What you need to do =>
Exactly as written, quote every line that follows, skipping the images.

Data block =>
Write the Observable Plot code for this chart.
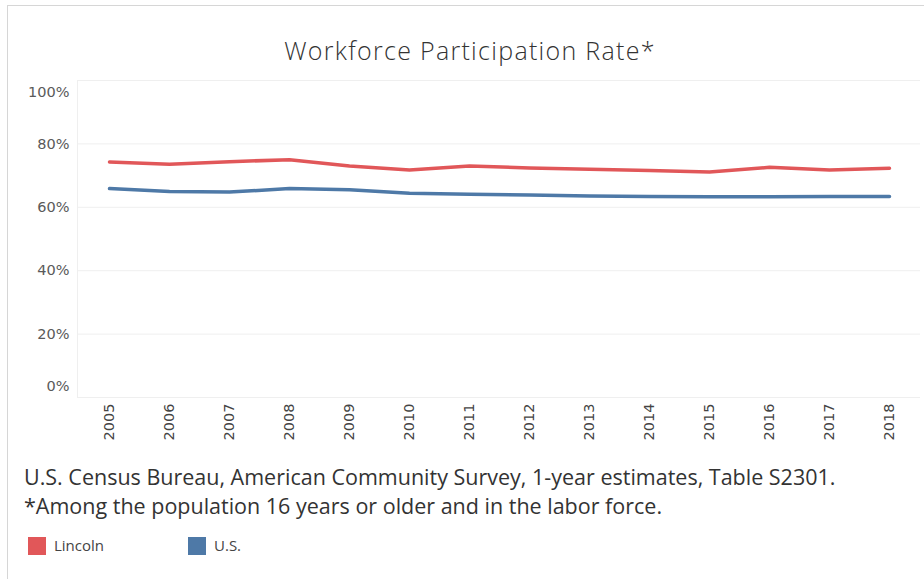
<!DOCTYPE html>
<html>
<head>
<meta charset="utf-8">
<script src="https://cdn.jsdelivr.net/npm/d3@7"></script>
<script src="https://cdn.jsdelivr.net/npm/@observablehq/plot@0.6"></script>
<style>
  html, body { margin: 0; padding: 0; background: #fff; width: 924px; height: 579px; overflow: hidden; }
  #frame { position: absolute; left: 7px; top: 5px; width: 940px; height: 600px; border-left: 1px solid #d6d6d6; border-top: 1px solid #d6d6d6; }
  #title { position: absolute; left: 0; width: 940px; top: 33px; text-align: center; font-family: "Open Sans", sans-serif; font-weight: 300; font-size: 25px; letter-spacing: 1.3px; line-height: normal; color: #333; }
  #chart { position: absolute; left: 0; top: 70px; }
  .cap { position: absolute; left: 24px; font-family: "Open Sans", sans-serif; font-size: 21.5px; line-height: normal; color: #333; white-space: nowrap; }
  #legend { position: absolute; left: 28px; top: 537px; font-family: "Open Sans", sans-serif; font-size: 15px; color: #444; }
  .sw { position: absolute; top: 0; width: 18px; height: 18px; }
  .lb { position: absolute; top: -2px; line-height: 20px; white-space: nowrap; }
</style>
</head>
<body>
<div id="frame"></div>
<div id="title">Workforce Participation Rate*</div>
<div id="chart"></div>
<div class="cap" style="top:462px">U.S. Census Bureau, American Community Survey, 1-year estimates, Table S2301.</div>
<div class="cap" style="top:491px">*Among the population 16 years or older and in the labor force.</div>
<div id="legend"></div>
<script>
const years = ["2005","2006","2007","2008","2009","2010","2011","2012","2013","2014","2015","2016","2017","2018"];
const lincoln = [74.3, 73.6, 74.4, 75.0, 73.0, 71.8, 73.0, 72.4, 72.0, 71.6, 71.1, 72.6, 71.8, 72.3];
const us = [65.9, 65.0, 64.8, 65.9, 65.5, 64.4, 64.1, 63.9, 63.6, 63.4, 63.3, 63.3, 63.4, 63.4];
const seriesNames = ["Lincoln", "U.S."];
const seriesColors = ["#e15759", "#4e79a7"];
const yTicks = [0, 20, 40, 60, 80, 100];

const rows = [];
years.forEach((y, i) => {
  rows.push({year: y, value: lincoln[i], series: seriesNames[0]});
  rows.push({year: y, value: us[i], series: seriesNames[1]});
});

const fmt = d => d + "%";
const axFont = "'DejaVu Sans', sans-serif";
const yOpts = {tickSize: 0, tickPadding: 8, tickFormat: fmt, label: null, fontSize: 14.5, fill: "#5a5a5a", fontFamily: axFont};

const plot = Plot.plot({
  width: 924,
  height: 380,
  marginLeft: 77,
  marginRight: 4,
  marginTop: 10,
  marginBottom: 53,
  style: {background: "transparent", overflow: "visible"},
  x: {type: "point", domain: years, padding: 0.5},
  y: {domain: [0, 100]},
  color: {domain: seriesNames, range: seriesColors},
  marks: [
    Plot.gridY(yTicks, {stroke: "#efefef", strokeOpacity: 1, strokeWidth: 1}),
    Plot.frame({anchor: "left", stroke: "#efefef", strokeOpacity: 1}),
    Plot.axisY(yTicks.filter(d => d > 0 && d < 100), yOpts),
    Plot.axisY([100], {...yOpts, dy: 11.5}),
    Plot.axisY([0], {...yOpts, dy: -11.5}),
    Plot.axisX(years, {tickSize: 0, tickPadding: 6, tickRotate: -90, label: null, fontSize: 14.5, fill: "#444", fontFamily: axFont}),
    Plot.line(rows, {x: "year", y: "value", z: "series", stroke: "series", strokeWidth: 3.5, curve: "linear"})
  ]
});
document.getElementById("chart").appendChild(plot);

const legend = document.getElementById("legend");
const legendX = [0, 160];
seriesNames.forEach((name, i) => {
  const sw = document.createElement("div");
  sw.className = "sw";
  sw.style.left = legendX[i] + "px";
  sw.style.background = seriesColors[i];
  legend.appendChild(sw);
  const lb = document.createElement("div");
  lb.className = "lb";
  lb.style.left = (legendX[i] + 26) + "px";
  lb.textContent = name;
  legend.appendChild(lb);
});
</script>
</body>
</html>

Worked answer =>
Write the Observable Plot code for this chart.
<!DOCTYPE html>
<html>
<head>
<meta charset="utf-8">
<script src="https://cdn.jsdelivr.net/npm/d3@7"></script>
<script src="https://cdn.jsdelivr.net/npm/@observablehq/plot@0.6"></script>
<style>
  html, body { margin: 0; padding: 0; background: #fff; width: 924px; height: 579px; overflow: hidden; }
  #frame { position: absolute; left: 7px; top: 5px; width: 940px; height: 600px; border-left: 1px solid #d6d6d6; border-top: 1px solid #d6d6d6; }
  #title { position: absolute; left: 0; width: 940px; top: 33px; text-align: center; font-family: "Open Sans", sans-serif; font-weight: 300; font-size: 25px; letter-spacing: 1.3px; line-height: normal; color: #333; }
  #chart { position: absolute; left: 0; top: 70px; }
  .cap { position: absolute; left: 24px; font-family: "Open Sans", sans-serif; font-size: 21.5px; line-height: normal; color: #333; white-space: nowrap; }
  #legend { position: absolute; left: 28px; top: 537px; font-family: "Open Sans", sans-serif; font-size: 15px; color: #444; }
  .sw { position: absolute; top: 0; width: 18px; height: 18px; }
  .lb { position: absolute; top: -2px; line-height: 20px; white-space: nowrap; }
</style>
</head>
<body>
<div id="frame"></div>
<div id="title">Workforce Participation Rate*</div>
<div id="chart"></div>
<div class="cap" style="top:462px">U.S. Census Bureau, American Community Survey, 1-year estimates, Table S2301.</div>
<div class="cap" style="top:491px">*Among the population 16 years or older and in the labor force.</div>
<div id="legend"></div>
<script>
const years = ["2005","2006","2007","2008","2009","2010","2011","2012","2013","2014","2015","2016","2017","2018"];
const lincoln = [74.3, 73.6, 74.4, 75.0, 73.0, 71.8, 73.0, 72.4, 72.0, 71.6, 71.1, 72.6, 71.8, 72.3];
const us = [65.9, 65.0, 64.8, 65.9, 65.5, 64.4, 64.1, 63.9, 63.6, 63.4, 63.3, 63.3, 63.4, 63.4];
const seriesNames = ["Lincoln", "U.S."];
const seriesColors = ["#e15759", "#4e79a7"];
const yTicks = [0, 20, 40, 60, 80, 100];

const rows = [];
years.forEach((y, i) => {
  rows.push({year: y, value: lincoln[i], series: seriesNames[0]});
  rows.push({year: y, value: us[i], series: seriesNames[1]});
});

const fmt = d => d + "%";
const axFont = "'DejaVu Sans', sans-serif";
const yOpts = {tickSize: 0, tickPadding: 8, tickFormat: fmt, label: null, fontSize: 14.5, fill: "#5a5a5a", fontFamily: axFont};

const plot = Plot.plot({
  width: 924,
  height: 380,
  marginLeft: 77,
  marginRight: 4,
  marginTop: 10,
  marginBottom: 53,
  style: {background: "transparent", overflow: "visible"},
  x: {type: "point", domain: years, padding: 0.5},
  y: {domain: [0, 100]},
  color: {domain: seriesNames, range: seriesColors},
  marks: [
    Plot.gridY(yTicks, {stroke: "#efefef", strokeOpacity: 1, strokeWidth: 1}),
    Plot.frame({anchor: "left", stroke: "#efefef", strokeOpacity: 1}),
    Plot.axisY(yTicks.filter(d => d > 0 && d < 100), yOpts),
    Plot.axisY([100], {...yOpts, dy: 11.5}),
    Plot.axisY([0], {...yOpts, dy: -11.5}),
    Plot.axisX(years, {tickSize: 0, tickPadding: 6, tickRotate: -90, label: null, fontSize: 14.5, fill: "#444", fontFamily: axFont}),
    Plot.line(rows, {x: "year", y: "value", z: "series", stroke: "series", strokeWidth: 3.5, curve: "linear"})
  ]
});
document.getElementById("chart").appendChild(plot);

const legend = document.getElementById("legend");
const legendX = [0, 160];
seriesNames.forEach((name, i) => {
  const sw = document.createElement("div");
  sw.className = "sw";
  sw.style.left = legendX[i] + "px";
  sw.style.background = seriesColors[i];
  legend.appendChild(sw);
  const lb = document.createElement("div");
  lb.className = "lb";
  lb.style.left = (legendX[i] + 26) + "px";
  lb.textContent = name;
  legend.appendChild(lb);
});
</script>
</body>
</html>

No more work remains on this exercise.